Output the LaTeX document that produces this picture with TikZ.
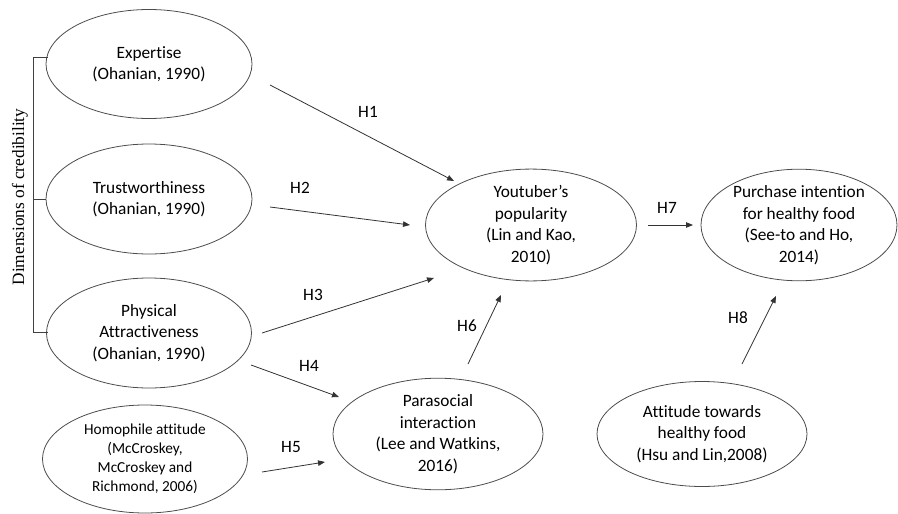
\documentclass[tikz,border=0pt]{standalone}
\usepackage{fontspec}
\setmainfont{Carlito}[Ligatures={NoCommon}]
\newfontfamily\timesf{Liberation Serif}
\usetikzlibrary{shapes.geometric,arrows.meta}
\begin{document}
\begin{tikzpicture}[x=1pt,y=-1pt,
  ell/.style={draw=black!70,line width=0.8pt,ellipse,inner sep=0pt,align=center,
    font=\fontsize{17.3}{21.5}\selectfont},
  arr/.style={draw=black!80,line width=0.8pt,-{Triangle[length=7pt,width=5.5pt]}},
  hlab/.style={font=\fontsize{17.3}{20}\selectfont},
  brk/.style={draw=black!75,line width=0.8pt}]
\useasboundingbox (0,0) rectangle (898,514);
% ellipses
\node[ell,minimum width=206pt,minimum height=109pt] (exp) at (149,64) {Expertise\\(Ohanian, 1990)};
\node[ell,minimum width=206pt,minimum height=110pt] (tru) at (149,199) {Trustworthiness\\(Ohanian, 1990)};
\node[ell,minimum width=205pt,minimum height=110pt] (phy) at (149,333) {Physical\\Attractiveness\\(Ohanian, 1990)};
\node[ell,minimum width=205pt,minimum height=108pt,font=\fontsize{15.3}{19}\selectfont] (hom) at (145,459) {Homophile attitude\\(McCroskey,\\McCroskey and\\Richmond, 2006)};
\node[ell,minimum width=211pt,minimum height=104pt] (you) at (531,225) {Youtuber’s\\popularity\\(Lin and Kao,\\2010)};
\node[ell,minimum width=210pt,minimum height=104pt] (par) at (438,434) {Parasocial\\interaction\\(Lee and Watkins,\\2016)};
\node[ell,minimum width=210pt,minimum height=105pt] (att) at (702,434) {Attitude towards\\healthy food\\(Hsu and Lin,2008)};
\node[ell,minimum width=196pt,minimum height=104pt] (pur) at (799,225) {Purchase intention\\for healthy food\\(See-to and Ho,\\2014)};
% bracket
\coordinate (b1) at (33,57);
\coordinate (b2) at (33,199);
\coordinate (b3) at (33,332);
\coordinate (t1) at (47.5,57);
\coordinate (t3) at (48,332);
\draw[brk] (t1) -- (b1) -- (b3) -- (t3);
\draw[brk] (b2) -- (tru.west);
\node[rotate=90,font=\timesf\fontsize{17.3}{20}\selectfont] (dim) at (20,197) {Dimensions of credibility};
% arrow endpoints
\coordinate (s1) at (270,85);  \coordinate (e1) at (454,181);
\coordinate (s2) at (270,207); \coordinate (e2) at (410,225);
\coordinate (s3) at (262,333); \coordinate (e3) at (434,278);
\coordinate (s4) at (251,365); \coordinate (e4) at (339,397);
\coordinate (s5) at (262,472); \coordinate (e5) at (325,462);
\coordinate (s6) at (468,364); \coordinate (e6) at (501,295);
\coordinate (s7) at (648,225); \coordinate (e7) at (693,225);
\coordinate (s8) at (742,364); \coordinate (e8) at (776,296);
\draw[arr] (s1) -- (e1);
\draw[arr] (s2) -- (e2);
\draw[arr] (s3) -- (e3);
\draw[arr] (s4) -- (e4);
\draw[arr] (s5) -- (e5);
\draw[arr] (s6) -- (e6);
\draw[arr] (s7) -- (e7);
\draw[arr] (s8) -- (e8);
% labels
\node[hlab] (l1) at (368,112) {H1};
\node[hlab] (l2) at (300,188) {H2};
\node[hlab] (l3) at (313,295) {H3};
\node[hlab] (l4) at (309,366) {H4};
\node[hlab] (l5) at (291,447) {H5};
\node[hlab] (l6) at (467,326) {H6};
\node[hlab] (l7) at (667,208) {H7};
\node[hlab] (l8) at (738,318) {H8};
\end{tikzpicture}
\end{document}
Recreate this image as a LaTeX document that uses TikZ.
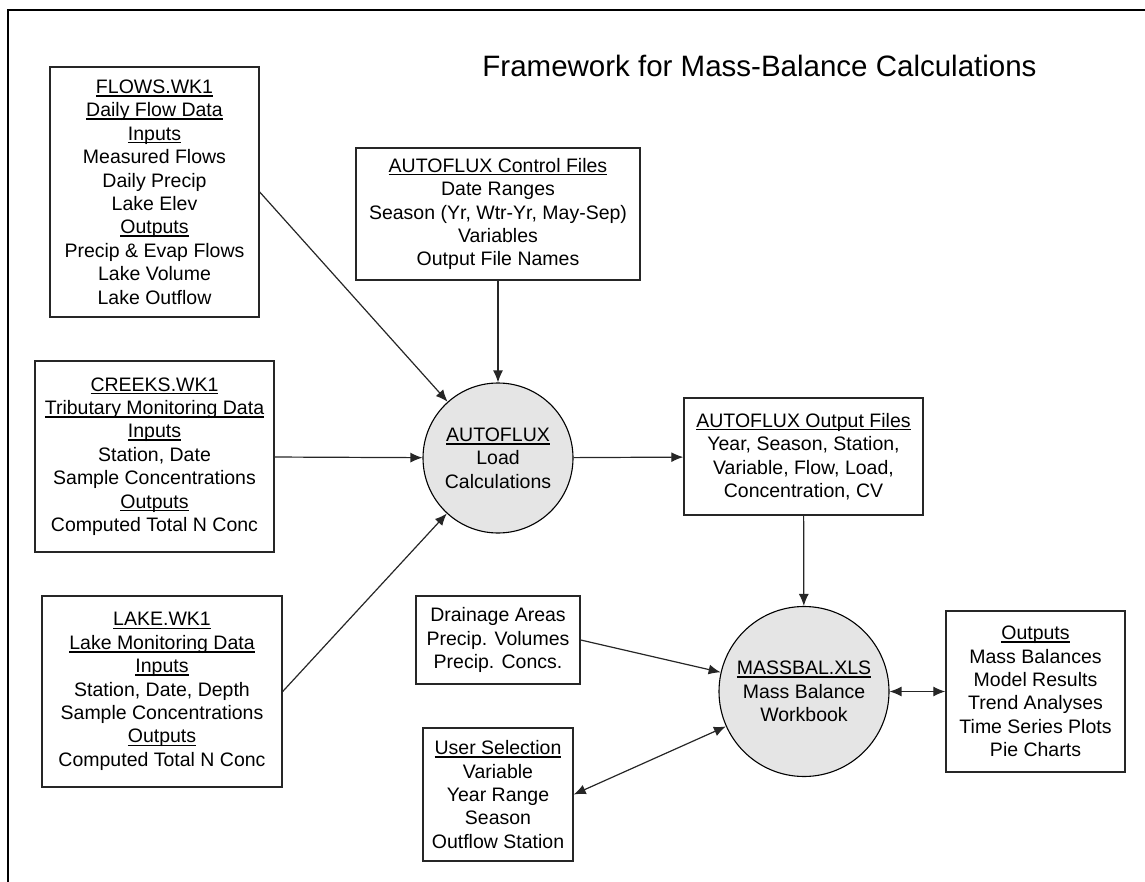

• _Exercise instructions_
Working from the material above, transcribe it exactly while omitting pictures.

• _Final result_
Output the LaTeX document that produces this picture with TikZ.
\documentclass[tikz,border=0pt]{standalone}
\usepackage{fontspec}
\setmainfont{Carlito}[Ligatures={NoCommon}]
\newfontfamily\timesf{Liberation Serif}
\usetikzlibrary{shapes.geometric,arrows.meta}
\begin{document}
\begin{tikzpicture}[x=1pt,y=-1pt,
  ell/.style={draw=black!70,line width=0.8pt,ellipse,inner sep=0pt,align=center,
    font=\fontsize{17.3}{21.5}\selectfont},
  arr/.style={draw=black!80,line width=0.8pt,-{Triangle[length=7pt,width=5.5pt]}},
  hlab/.style={font=\fontsize{17.3}{20}\selectfont},
  brk/.style={draw=black!75,line width=0.8pt}]
\useasboundingbox (0,0) rectangle (898,514);
% ellipses
\node[ell,minimum width=206pt,minimum height=109pt] (exp) at (149,64) {Expertise\\(Ohanian, 1990)};
\node[ell,minimum width=206pt,minimum height=110pt] (tru) at (149,199) {Trustworthiness\\(Ohanian, 1990)};
\node[ell,minimum width=205pt,minimum height=110pt] (phy) at (149,333) {Physical\\Attractiveness\\(Ohanian, 1990)};
\node[ell,minimum width=205pt,minimum height=108pt,font=\fontsize{15.3}{19}\selectfont] (hom) at (145,459) {Homophile attitude\\(McCroskey,\\McCroskey and\\Richmond, 2006)};
\node[ell,minimum width=211pt,minimum height=104pt] (you) at (531,225) {Youtuber’s\\popularity\\(Lin and Kao,\\2010)};
\node[ell,minimum width=210pt,minimum height=104pt] (par) at (438,434) {Parasocial\\interaction\\(Lee and Watkins,\\2016)};
\node[ell,minimum width=210pt,minimum height=105pt] (att) at (702,434) {Attitude towards\\healthy food\\(Hsu and Lin,2008)};
\node[ell,minimum width=196pt,minimum height=104pt] (pur) at (799,225) {Purchase intention\\for healthy food\\(See-to and Ho,\\2014)};
% bracket
\coordinate (b1) at (33,57);
\coordinate (b2) at (33,199);
\coordinate (b3) at (33,332);
\coordinate (t1) at (47.5,57);
\coordinate (t3) at (48,332);
\draw[brk] (t1) -- (b1) -- (b3) -- (t3);
\draw[brk] (b2) -- (tru.west);
\node[rotate=90,font=\timesf\fontsize{17.3}{20}\selectfont] (dim) at (20,197) {Dimensions of credibility};
% arrow endpoints
\coordinate (s1) at (270,85);  \coordinate (e1) at (454,181);
\coordinate (s2) at (270,207); \coordinate (e2) at (410,225);
\coordinate (s3) at (262,333); \coordinate (e3) at (434,278);
\coordinate (s4) at (251,365); \coordinate (e4) at (339,397);
\coordinate (s5) at (262,472); \coordinate (e5) at (325,462);
\coordinate (s6) at (468,364); \coordinate (e6) at (501,295);
\coordinate (s7) at (648,225); \coordinate (e7) at (693,225);
\coordinate (s8) at (742,364); \coordinate (e8) at (776,296);
\draw[arr] (s1) -- (e1);
\draw[arr] (s2) -- (e2);
\draw[arr] (s3) -- (e3);
\draw[arr] (s4) -- (e4);
\draw[arr] (s5) -- (e5);
\draw[arr] (s6) -- (e6);
\draw[arr] (s7) -- (e7);
\draw[arr] (s8) -- (e8);
% labels
\node[hlab] (l1) at (368,112) {H1};
\node[hlab] (l2) at (300,188) {H2};
\node[hlab] (l3) at (313,295) {H3};
\node[hlab] (l4) at (309,366) {H4};
\node[hlab] (l5) at (291,447) {H5};
\node[hlab] (l6) at (467,326) {H6};
\node[hlab] (l7) at (667,208) {H7};
\node[hlab] (l8) at (738,318) {H8};
\end{tikzpicture}
\end{document}
Recreate this image as a LaTeX document that uses TikZ.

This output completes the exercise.